Problem:
Only lines holding the string "that" are wanted; copy each one from the material.

** START OF Data records **

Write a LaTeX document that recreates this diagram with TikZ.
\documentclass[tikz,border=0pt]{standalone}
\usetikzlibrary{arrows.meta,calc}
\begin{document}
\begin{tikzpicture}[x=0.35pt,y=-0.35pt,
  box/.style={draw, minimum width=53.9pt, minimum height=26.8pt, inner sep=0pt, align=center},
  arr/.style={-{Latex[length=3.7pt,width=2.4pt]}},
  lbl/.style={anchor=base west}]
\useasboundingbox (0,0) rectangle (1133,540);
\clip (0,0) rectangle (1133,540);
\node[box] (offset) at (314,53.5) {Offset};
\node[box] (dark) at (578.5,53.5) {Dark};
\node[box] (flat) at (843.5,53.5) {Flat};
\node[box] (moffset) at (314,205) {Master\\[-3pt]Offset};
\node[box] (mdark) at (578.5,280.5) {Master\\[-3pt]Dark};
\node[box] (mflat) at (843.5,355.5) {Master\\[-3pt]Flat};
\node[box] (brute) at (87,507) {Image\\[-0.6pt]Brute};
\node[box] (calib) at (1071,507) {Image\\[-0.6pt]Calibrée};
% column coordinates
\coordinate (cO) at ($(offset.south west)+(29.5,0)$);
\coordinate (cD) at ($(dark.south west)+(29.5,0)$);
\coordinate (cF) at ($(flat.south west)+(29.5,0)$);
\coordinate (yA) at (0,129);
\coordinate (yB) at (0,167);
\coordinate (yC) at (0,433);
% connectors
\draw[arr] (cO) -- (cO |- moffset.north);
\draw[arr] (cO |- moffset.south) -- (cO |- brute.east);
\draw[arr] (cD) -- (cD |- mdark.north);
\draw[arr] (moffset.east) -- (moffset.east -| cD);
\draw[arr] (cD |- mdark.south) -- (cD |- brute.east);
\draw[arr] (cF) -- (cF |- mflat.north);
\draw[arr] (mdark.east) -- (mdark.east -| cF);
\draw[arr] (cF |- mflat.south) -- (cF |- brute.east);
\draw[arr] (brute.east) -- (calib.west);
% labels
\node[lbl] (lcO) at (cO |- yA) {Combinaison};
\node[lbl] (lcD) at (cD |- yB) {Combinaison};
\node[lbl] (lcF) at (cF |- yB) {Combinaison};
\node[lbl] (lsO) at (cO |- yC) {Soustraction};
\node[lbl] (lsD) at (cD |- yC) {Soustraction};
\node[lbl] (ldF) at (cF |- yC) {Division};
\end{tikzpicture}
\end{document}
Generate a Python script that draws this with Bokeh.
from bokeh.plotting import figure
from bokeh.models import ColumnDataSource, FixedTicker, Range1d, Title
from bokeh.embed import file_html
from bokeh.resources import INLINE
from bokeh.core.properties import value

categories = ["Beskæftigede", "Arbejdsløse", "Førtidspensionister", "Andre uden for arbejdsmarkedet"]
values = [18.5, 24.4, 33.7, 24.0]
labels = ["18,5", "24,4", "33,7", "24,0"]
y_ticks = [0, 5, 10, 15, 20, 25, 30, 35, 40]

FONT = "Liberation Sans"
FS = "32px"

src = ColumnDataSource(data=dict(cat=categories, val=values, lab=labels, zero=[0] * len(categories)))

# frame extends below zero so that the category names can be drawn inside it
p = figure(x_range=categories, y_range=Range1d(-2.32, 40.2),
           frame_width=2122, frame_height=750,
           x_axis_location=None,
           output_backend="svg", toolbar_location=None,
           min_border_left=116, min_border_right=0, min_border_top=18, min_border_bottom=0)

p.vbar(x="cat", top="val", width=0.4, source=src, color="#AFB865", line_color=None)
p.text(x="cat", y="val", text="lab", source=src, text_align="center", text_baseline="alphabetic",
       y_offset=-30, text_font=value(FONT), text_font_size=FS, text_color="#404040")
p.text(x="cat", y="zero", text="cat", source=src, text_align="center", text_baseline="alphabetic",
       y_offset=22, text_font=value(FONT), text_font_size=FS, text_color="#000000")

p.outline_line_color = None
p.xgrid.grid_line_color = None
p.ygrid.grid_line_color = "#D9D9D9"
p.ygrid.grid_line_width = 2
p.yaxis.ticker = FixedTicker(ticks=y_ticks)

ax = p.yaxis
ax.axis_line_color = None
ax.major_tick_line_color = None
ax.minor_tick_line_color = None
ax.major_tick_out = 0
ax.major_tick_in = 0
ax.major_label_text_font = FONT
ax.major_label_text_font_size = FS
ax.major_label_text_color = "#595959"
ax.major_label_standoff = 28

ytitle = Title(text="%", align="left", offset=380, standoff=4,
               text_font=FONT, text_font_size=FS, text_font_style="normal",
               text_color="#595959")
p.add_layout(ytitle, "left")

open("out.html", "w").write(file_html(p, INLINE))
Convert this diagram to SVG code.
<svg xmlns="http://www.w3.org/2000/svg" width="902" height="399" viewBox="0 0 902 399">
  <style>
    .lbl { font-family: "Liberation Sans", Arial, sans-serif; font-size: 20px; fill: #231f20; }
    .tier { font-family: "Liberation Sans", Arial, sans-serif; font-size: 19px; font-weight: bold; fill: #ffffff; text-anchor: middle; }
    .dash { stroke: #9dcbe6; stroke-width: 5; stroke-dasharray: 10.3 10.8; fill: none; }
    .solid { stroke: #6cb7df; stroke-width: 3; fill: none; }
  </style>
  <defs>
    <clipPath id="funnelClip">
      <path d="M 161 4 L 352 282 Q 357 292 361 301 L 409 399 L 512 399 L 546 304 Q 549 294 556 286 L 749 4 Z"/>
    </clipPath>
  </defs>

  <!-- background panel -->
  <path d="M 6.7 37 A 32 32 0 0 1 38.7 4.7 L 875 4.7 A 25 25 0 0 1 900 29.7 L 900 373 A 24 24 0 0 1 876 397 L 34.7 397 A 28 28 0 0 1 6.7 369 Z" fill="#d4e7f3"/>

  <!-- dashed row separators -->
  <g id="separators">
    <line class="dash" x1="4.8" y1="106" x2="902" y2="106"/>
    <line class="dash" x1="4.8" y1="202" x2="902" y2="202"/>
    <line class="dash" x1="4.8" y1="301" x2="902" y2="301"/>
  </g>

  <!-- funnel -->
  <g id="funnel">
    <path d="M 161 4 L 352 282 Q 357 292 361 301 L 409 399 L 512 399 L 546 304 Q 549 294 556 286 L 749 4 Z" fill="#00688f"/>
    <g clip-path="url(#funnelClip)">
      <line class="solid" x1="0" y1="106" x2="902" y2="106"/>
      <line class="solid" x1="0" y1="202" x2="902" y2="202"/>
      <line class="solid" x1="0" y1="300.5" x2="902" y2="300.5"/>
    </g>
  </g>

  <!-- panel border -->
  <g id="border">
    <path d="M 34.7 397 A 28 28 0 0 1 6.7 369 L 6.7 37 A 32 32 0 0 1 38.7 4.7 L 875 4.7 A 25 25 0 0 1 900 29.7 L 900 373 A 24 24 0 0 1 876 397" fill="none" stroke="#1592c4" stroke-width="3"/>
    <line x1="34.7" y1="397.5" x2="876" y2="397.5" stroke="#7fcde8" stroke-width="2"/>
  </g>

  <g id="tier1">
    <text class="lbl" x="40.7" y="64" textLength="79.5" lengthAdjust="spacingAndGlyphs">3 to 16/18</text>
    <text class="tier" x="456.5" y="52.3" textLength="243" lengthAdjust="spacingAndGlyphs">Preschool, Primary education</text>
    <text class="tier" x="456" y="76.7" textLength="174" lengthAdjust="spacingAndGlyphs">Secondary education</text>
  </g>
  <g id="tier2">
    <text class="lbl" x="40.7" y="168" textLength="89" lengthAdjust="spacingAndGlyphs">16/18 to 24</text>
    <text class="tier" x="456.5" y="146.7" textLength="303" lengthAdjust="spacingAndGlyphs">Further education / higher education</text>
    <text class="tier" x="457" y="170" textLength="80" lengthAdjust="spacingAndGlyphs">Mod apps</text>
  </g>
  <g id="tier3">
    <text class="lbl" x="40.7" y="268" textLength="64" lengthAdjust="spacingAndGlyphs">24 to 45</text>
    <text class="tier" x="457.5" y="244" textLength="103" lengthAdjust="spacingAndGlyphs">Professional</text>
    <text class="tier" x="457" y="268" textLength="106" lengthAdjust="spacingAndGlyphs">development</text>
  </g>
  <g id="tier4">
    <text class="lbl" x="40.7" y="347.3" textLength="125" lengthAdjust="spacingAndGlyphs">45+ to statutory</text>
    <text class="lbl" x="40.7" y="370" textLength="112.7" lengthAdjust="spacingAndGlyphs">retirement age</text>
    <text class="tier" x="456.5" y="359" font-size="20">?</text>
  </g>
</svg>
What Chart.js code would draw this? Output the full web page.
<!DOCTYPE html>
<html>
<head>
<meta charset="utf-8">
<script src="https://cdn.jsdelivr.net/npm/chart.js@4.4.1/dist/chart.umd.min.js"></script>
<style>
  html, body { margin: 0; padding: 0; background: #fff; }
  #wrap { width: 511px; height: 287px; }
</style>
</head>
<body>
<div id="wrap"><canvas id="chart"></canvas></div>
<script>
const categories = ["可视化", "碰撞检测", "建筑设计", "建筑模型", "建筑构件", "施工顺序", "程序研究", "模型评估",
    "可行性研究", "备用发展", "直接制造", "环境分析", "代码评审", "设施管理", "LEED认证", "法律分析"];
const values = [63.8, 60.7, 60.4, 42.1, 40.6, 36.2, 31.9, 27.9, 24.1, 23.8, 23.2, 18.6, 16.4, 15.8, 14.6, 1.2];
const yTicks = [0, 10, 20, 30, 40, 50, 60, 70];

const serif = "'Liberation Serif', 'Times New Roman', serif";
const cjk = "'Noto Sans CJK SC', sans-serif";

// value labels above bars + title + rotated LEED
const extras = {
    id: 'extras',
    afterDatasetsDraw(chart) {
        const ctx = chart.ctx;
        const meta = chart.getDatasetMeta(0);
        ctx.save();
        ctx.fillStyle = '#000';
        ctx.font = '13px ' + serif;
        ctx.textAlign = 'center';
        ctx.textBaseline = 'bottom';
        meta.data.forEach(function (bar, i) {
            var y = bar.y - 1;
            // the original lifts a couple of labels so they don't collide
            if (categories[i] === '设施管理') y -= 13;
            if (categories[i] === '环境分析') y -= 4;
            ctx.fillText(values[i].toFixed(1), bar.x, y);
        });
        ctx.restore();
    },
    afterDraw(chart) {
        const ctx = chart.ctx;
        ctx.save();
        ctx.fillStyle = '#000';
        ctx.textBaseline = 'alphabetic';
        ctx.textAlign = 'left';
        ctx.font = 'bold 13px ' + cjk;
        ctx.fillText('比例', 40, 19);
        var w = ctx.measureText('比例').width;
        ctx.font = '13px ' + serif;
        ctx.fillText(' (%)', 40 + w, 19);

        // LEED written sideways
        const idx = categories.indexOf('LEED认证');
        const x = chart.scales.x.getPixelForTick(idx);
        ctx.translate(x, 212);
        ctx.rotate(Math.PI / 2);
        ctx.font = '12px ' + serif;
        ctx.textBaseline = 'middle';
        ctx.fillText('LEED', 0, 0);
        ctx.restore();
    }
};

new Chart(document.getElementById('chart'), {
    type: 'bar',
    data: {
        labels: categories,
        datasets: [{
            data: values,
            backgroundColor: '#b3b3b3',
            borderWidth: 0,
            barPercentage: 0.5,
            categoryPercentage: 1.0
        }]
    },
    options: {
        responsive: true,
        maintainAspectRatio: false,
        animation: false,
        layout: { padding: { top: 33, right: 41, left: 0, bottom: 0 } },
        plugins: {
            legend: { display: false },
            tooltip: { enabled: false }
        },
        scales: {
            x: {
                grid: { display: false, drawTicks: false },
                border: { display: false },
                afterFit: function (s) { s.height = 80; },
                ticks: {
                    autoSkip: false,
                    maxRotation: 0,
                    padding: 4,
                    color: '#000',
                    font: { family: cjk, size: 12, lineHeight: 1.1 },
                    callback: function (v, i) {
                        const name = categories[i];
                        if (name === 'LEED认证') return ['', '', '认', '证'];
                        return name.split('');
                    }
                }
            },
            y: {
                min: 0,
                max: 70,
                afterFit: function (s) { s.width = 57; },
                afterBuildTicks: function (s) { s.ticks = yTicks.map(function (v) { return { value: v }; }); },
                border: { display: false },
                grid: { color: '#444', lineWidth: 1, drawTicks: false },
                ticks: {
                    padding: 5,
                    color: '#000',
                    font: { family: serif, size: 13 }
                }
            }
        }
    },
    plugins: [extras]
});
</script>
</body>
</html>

** END OF Data records **

Result of the task:
Write a LaTeX document that recreates this diagram with TikZ.
Generate a Python script that draws this with Bokeh.
# frame extends below zero so that the category names can be drawn inside it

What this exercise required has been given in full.